Disuruh ngapain aja?”
“Haduh
mbak, kemarin itu kita semua dilepas di hutan, nggak boleh bawa bekal, harus survival.”
“Wah,
keren. Serasa di rumah dong, jadi bisa ketemu sama kepompong-kepompong yang
lain.”
“Keren
apa mbak, aku nggak mandi berhari-hari.”
“Nggak
ganti baju juga?”
“Iya,
emmmhh ... baunya, bisa buat bunuh ikan mbak.”
“Mending
beli ikan yang di pasar aja dek, ikannya mati secara terhormat.”
Spontan
gue diguyur pake ampas tahu.
“Kemaren
itu mbak, masak ada temenku yang ketahuan bawa odol (pasta gigi), trus dihukum
disuruh makan odolnya.”
“Waww?”
gue bengong. Gue juga pernah ikut gladi SAR, tapi nggak segitunya juga. Emang
waktu gladi nggak sempet gosok gigi sih, tapi saat kami diuji di lapangan, kami
justru dibawain bekal ransum dan snack
khusus buat makan. Itu juga masih ditambahin petugas medis khusus buat ngecek
kesehatan kami tiap malam. “Odolnya dimakan beneran? Kamu ikutan makan?”
“Dimakan
mbak, tapi aku nggak minta.” *inisiatif bagus
Gue
yang awalnya takjub, sekarang berubah jadi prihatin. “Trus kalian dilatih apa
lagi?”
“Banyak
mbak. Tapi yang paling aku inget, waktu itu kita semua disuruh cari cacing di
dalam tanah trus disuruh makan hidup-hidup.”
“Hiiii...”
“Ya
ampun mbak, aku nggak berani ngunyah, jadi langsung aku telen. Rasanya masih
gerak-gerak gitu di tenggorokan.”
Subhanallah. Itu cacing
kalo bisa ngomong, pasti udah ngadu ke guru TK’nya, minta dibalikin
hidup-hidup. Kalo gue pasti udah “hoek” duluan, cacingnya juga ikutan muntah kena
radiasi jigong di mulut gue. Tapi kerennya, Rika kelihatan baik-baik aja tuh.

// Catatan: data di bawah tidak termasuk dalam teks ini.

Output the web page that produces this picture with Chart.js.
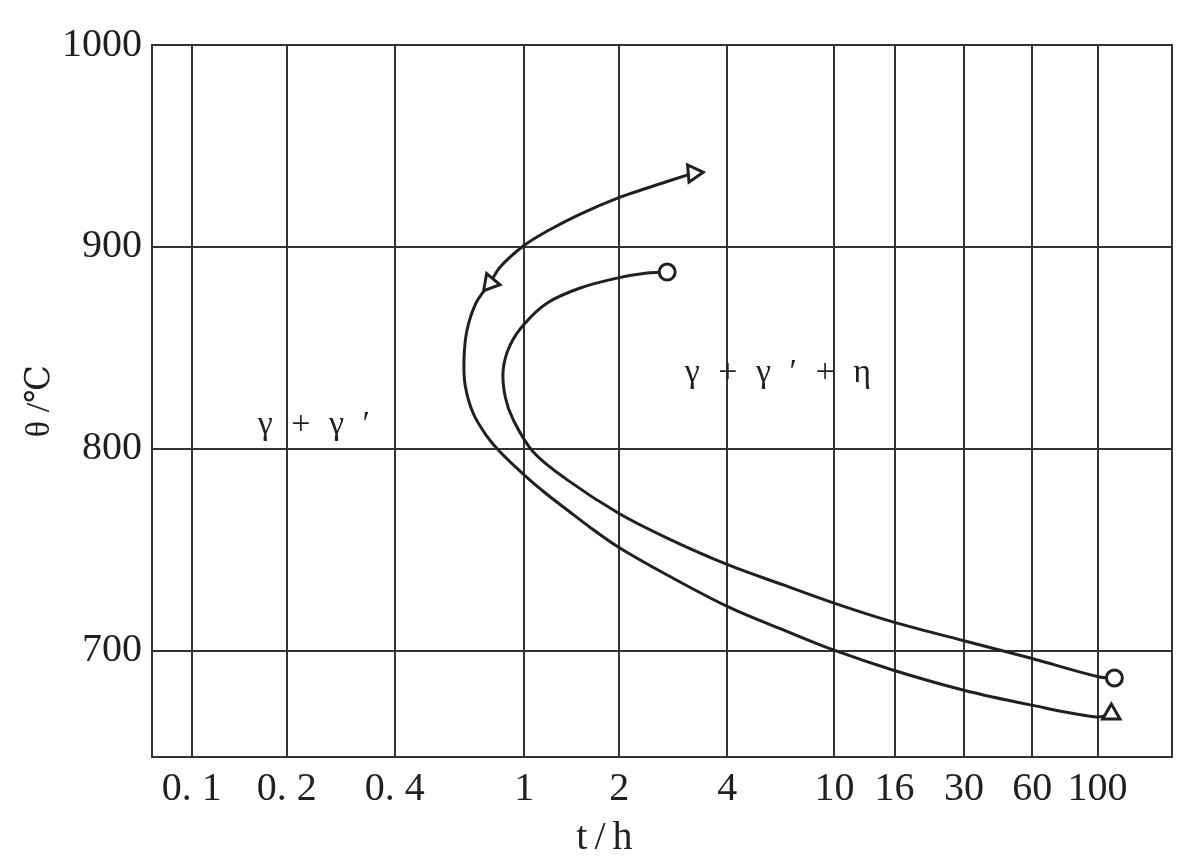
<!DOCTYPE html>
<html>
<head>
<meta charset="utf-8">
<script src="https://cdn.jsdelivr.net/npm/chart.js@4.4.1/dist/chart.umd.min.js"></script>
<style>
    html, body { margin: 0; padding: 0; background: #fff; }
    #wrap { width: 1200px; height: 866px; }
</style>
</head>
<body>
<div id="wrap"><canvas id="phaseChart" width="1200" height="866"></canvas></div>
<script>
// time axis in hours - the printed axis is hand spaced, not a true log scale
const tickHours = [0.1, 0.2, 0.4, 1, 2, 4, 10, 16, 30, 60, 100];
const tickLabels = ['0. 1', '0. 2', '0. 4', '1', '2', '4', '10', '16', '30', '60', '100'];
const tickSpots = [0.039, 0.132, 0.238, 0.365, 0.458, 0.564, 0.669, 0.728, 0.796, 0.863, 0.927];
const tempTicks = [700, 800, 900, 1000];

// curve with triangle markers (start, arrow, end)
const triHours = [3.216, 2.394, 1.986, 1.505, 1.183, 0.993, 0.843, 0.785, 0.711, 0.667, 0.653, 0.658,
    0.696, 0.763, 0.843, 1.0, 1.166, 1.369, 1.643, 1.986, 2.721, 4.035, 6.463, 9.91, 15.76, 29.74,
    58.8, 99.2, 111.4];
const triTemps = [936.6, 929.2, 924.3, 916.3, 907.9, 900.5, 890.1, 882.2, 872.3, 858.9, 845.0, 831.7,
    817.8, 806.9, 798.5, 787.1, 778.2, 769.8, 760.4, 751.5, 737.6, 721.8, 710.4, 700.5, 690.6, 680.7,
    673.3, 667.3, 668.8];

// curve with circle markers
const circHours = [2.721, 2.394, 1.986, 1.505, 1.183, 1.0, 0.905, 0.861, 0.874, 0.925, 1.068,
    1.369, 1.986, 2.721, 4.035, 6.463, 9.91, 15.76, 29.74, 58.8, 101.6, 114.1];
const circTemps = [887.6, 887.1, 884.7, 879.7, 872.3, 861.9, 851.5, 839.1, 825.7, 814.4, 798.5,
    784.7, 768.3, 755.9, 742.6, 732.7, 723.8, 714.4, 705.2, 696.5, 687.1, 686.6];

const regionNames = ['γ + γ ′', 'γ + γ ′ + η'];
const regionHours = [0.242, 6.3];
const regionTemps = [812, 837.6];

const ink = '#231f20';
const gridInk = '#333333';
const serif = '"Liberation Serif", "DejaVu Serif", serif';

function hoursToDecimal(t) {
    const lt = Math.log10(t);
    const logs = tickHours.map(Math.log10);
    let i = 0;
    while (i < logs.length - 2 && lt > logs[i + 1]) i++;
    const f = (lt - logs[i]) / (logs[i + 1] - logs[i]);
    return tickSpots[i] + f * (tickSpots[i + 1] - tickSpots[i]);
}

function decimalToHours(d) {
    const logs = tickHours.map(Math.log10);
    let i = 0;
    while (i < tickSpots.length - 2 && d > tickSpots[i + 1]) i++;
    const f = (d - tickSpots[i]) / (tickSpots[i + 1] - tickSpots[i]);
    return Math.pow(10, logs[i] + f * (logs[i + 1] - logs[i]));
}

class StretchedTimeScale extends Chart.LinearScale {
    determineDataLimits() {
        this.min = decimalToHours(0);
        this.max = decimalToHours(1);
    }
    buildTicks() {
        return tickHours.map(v => ({ value: v }));
    }
    getPixelForValue(value) {
        return this.getPixelForDecimal(hoursToDecimal(value));
    }
    getValueForPixel(pixel) {
        return decimalToHours(this.getDecimalForPixel(pixel));
    }
}
StretchedTimeScale.id = 'stretchedTime';
StretchedTimeScale.defaults = {};
Chart.register(StretchedTimeScale);

const frameAndText = {
    id: 'frameAndText',
    beforeDatasetsDraw(chart) {
        const { ctx, chartArea: a, scales: { x, y } } = chart;
        ctx.save();
        ctx.strokeStyle = gridInk;
        ctx.lineWidth = 2;
        ctx.strokeRect(a.left, a.top, a.right - a.left, a.bottom - a.top);

        ctx.fillStyle = ink;
        ctx.textAlign = 'center';
        ctx.textBaseline = 'middle';
        ctx.font = '34px ' + serif;
        ctx.letterSpacing = '5px';
        regionNames.forEach((name, i) => {
            ctx.fillText(name, x.getPixelForValue(regionHours[i]), y.getPixelForValue(regionTemps[i]));
        });
        ctx.font = '40px ' + serif;
        ctx.letterSpacing = '7px';
        ctx.fillText('t/h', a.left + (a.right - a.left) * 0.447, 838);
        ctx.restore();
    }
};

const triMarks = { 0: 85, 7: 220 };
triMarks[triHours.length - 1] = 0;
const circMarks = [0, circHours.length - 1];

new Chart(document.getElementById('phaseChart').getContext('2d'), {
    type: 'line',
    data: {
        datasets: [{
            data: triHours.map((t, i) => ({ x: t, y: triTemps[i] })),
            borderColor: ink,
            borderWidth: 3,
            tension: 0.35,
            fill: false,
            pointStyle: 'triangle',
            pointRadius: ctx => (ctx.dataIndex in triMarks ? 10 : 0),
            pointRotation: ctx => triMarks[ctx.dataIndex] || 0,
            pointBackgroundColor: '#fff',
            pointBorderColor: ink,
            pointBorderWidth: 3
        }, {
            data: circHours.map((t, i) => ({ x: t, y: circTemps[i] })),
            borderColor: ink,
            borderWidth: 3,
            tension: 0.35,
            fill: false,
            pointStyle: 'circle',
            pointRadius: ctx => (circMarks.includes(ctx.dataIndex) ? 8 : 0),
            pointBackgroundColor: '#fff',
            pointBorderColor: ink,
            pointBorderWidth: 3
        }]
    },
    options: {
        responsive: false,
        animation: false,
        events: [],
        layout: { padding: { top: 45, right: 28, left: 0, bottom: 0 } },
        plugins: { legend: { display: false }, tooltip: { enabled: false } },
        scales: {
            x: {
                type: 'stretchedTime',
                position: 'bottom',
                grid: { color: gridInk, lineWidth: 2, drawTicks: false },
                border: { display: true, color: gridInk, width: 2 },
                ticks: {
                    autoSkip: false,
                    maxRotation: 0,
                    padding: 8,
                    color: ink,
                    font: { family: serif, size: 40 },
                    callback: (v, i) => tickLabels[i]
                },
                afterFit: s => { s.height = 109; }
            },
            y: {
                type: 'linear',
                min: 647.5,
                max: 1000,
                afterBuildTicks: s => { s.ticks = tempTicks.map(v => ({ value: v })); },
                grid: { color: gridInk, lineWidth: 2, drawTicks: false },
                border: { display: true, color: gridInk, width: 2 },
                ticks: {
                    padding: 10,
                    color: ink,
                    font: { family: serif, size: 40 },
                    callback: v => String(v)
                },
                title: {
                    display: true,
                    text: 'θ /℃',
                    color: ink,
                    font: { family: serif, size: 34 },
                    padding: { top: 20, bottom: 0 }
                },
                afterFit: s => { s.width = 152; }
            }
        }
    },
    plugins: [frameAndText]
});
</script>
</body>
</html>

Kalau biasanya dia kasih makan cacing ke binatang ternaknya, kali ini dia
sendiri yang makan cacingnya. *mewakili
Tampaknya,
diklat itu udah membuat dia jadi pribadi yang beda dari yang sebelumnya. Tapi
perubahan sikap Rika sepertinya masih terkontaminasi sama jiwanya yang dulu.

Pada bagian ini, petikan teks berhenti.